Sound FX man records the unwitting murder of a government official and soon finds himself in a deadly conspiracy.
Blow Out is the kind of juicy thriller that audiences have come to expect from De Palma. The story of this film has plenty of good suspense and action to drive the viewer along. It also has a surprising amount of black humor, especially with that terrific 'slasher movie' setup and the films ironic conclusion. Helping all the more is De Palma's usual stylish direction and his impressive camera work (the films climatic fireworks image is quite memorable). Pino Donaggio's music is also a welcomed addition.
Cast-wise the film is quite good, John Travolta being the best here in one of his greatest roles.
All around, Blow Out is a rewarding and nicely done thriller that stands as yet another testament to the cinematic brilliance of Brian De Palma.
*** 1/2 out of ****
*** This review may contain spoilers ***
Arguably Brian De Palma's best film. John Travolta is a B-movie sound man who may or may not have recorded a political assassination. De Palma's camera is on overdrive with this film...it never ceases moving. The plot, a rift on the classic BLOW-UP, takes plenty of twists and turns and the film does not cop out at all. Travolta is great (this was his first "grown up" role) and he's well teamed with Nancy Allen. John Lithgow is a suitably nasty assassin and De Palma regular Dennis Franz is in it too. This is De Palma at his best as he brings together a stellar cast & crew. Paul Hirsch did the editing, The creepy music is by Pino Donaggio and the cinematography is by Vilmos Zsigmond. A triumph.

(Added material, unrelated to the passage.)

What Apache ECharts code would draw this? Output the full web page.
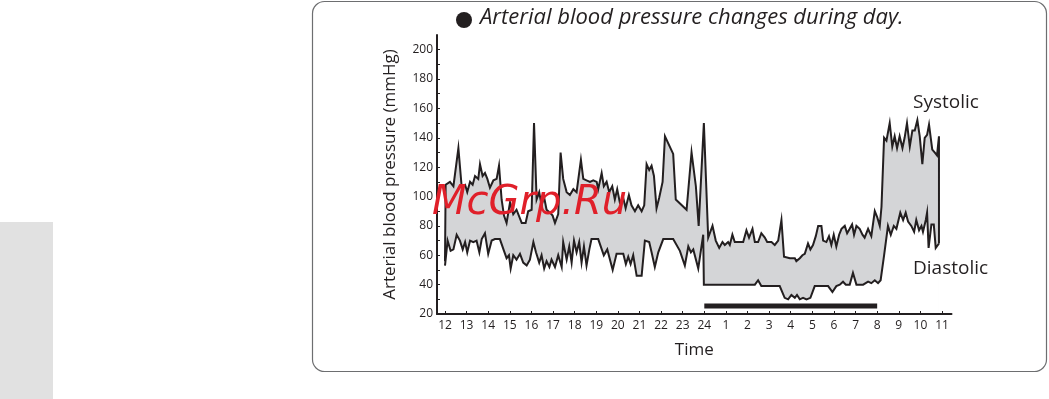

*** This review may contain spoilers ***
I've been loving Brian De Palma's work in the past year or so. He has
the schlocky sensibilities of William Castle, but a cinematic style
that is pure Hitchcock. 'Blow Out (1981)' was obviously inspired by
high- class films; its title references Antonioni's celebrated
mystery/thriller 'Blowup (1966),' and the story borrows heavily from
Coppola's 'The Conversation (1974).'
But the film itself begins like the trashiest of 1970s slasher horrors, taking the first-person view of a serial killer as he stalks through a "typical" sorority house. De Palma delights in the over-the-top titillation of it all, ultimately playing the viewer for a sucker: this opening sequence is actually a scene from a tasteless B-movie on which our protagonist Jack (John Travolta) is working as a sound-effects editor. Sound is an essential part of the film.
While recording night-time audio for his movie, Jack witnesses a passing car plunge into the river. He rescues a woman (Nancy Allen) from the water, but the driver, a future Presidential candidate, dies. Details of the accident are covered up as quickly as possible. When he listens to his tape recording, Jack thinks he hears a gunshot preceding the blow out of the car's tyres. Has he captured evidence of a political assassination? And how far will "they" go to destroy the evidence?
De Palma's stylistic flourishes are unmistakable, but they rarely distract from the story. In one scene, recalling the steady pull-back from an impending murder in Hitchcock's 'Frenzy (1972),' the camera literally swoops away from a bloody murder scene into a bustling street of oblivious pedestrians. (De Palma once again used a shot like this in 'Scarface (1983)' for the notorious chainsaw scene). In another sequence, when Jack realises that his tapes have been magnetically erased, the camera begins to rotate, and doesn't stop, superbly capturing the euphoria of the character's predicament.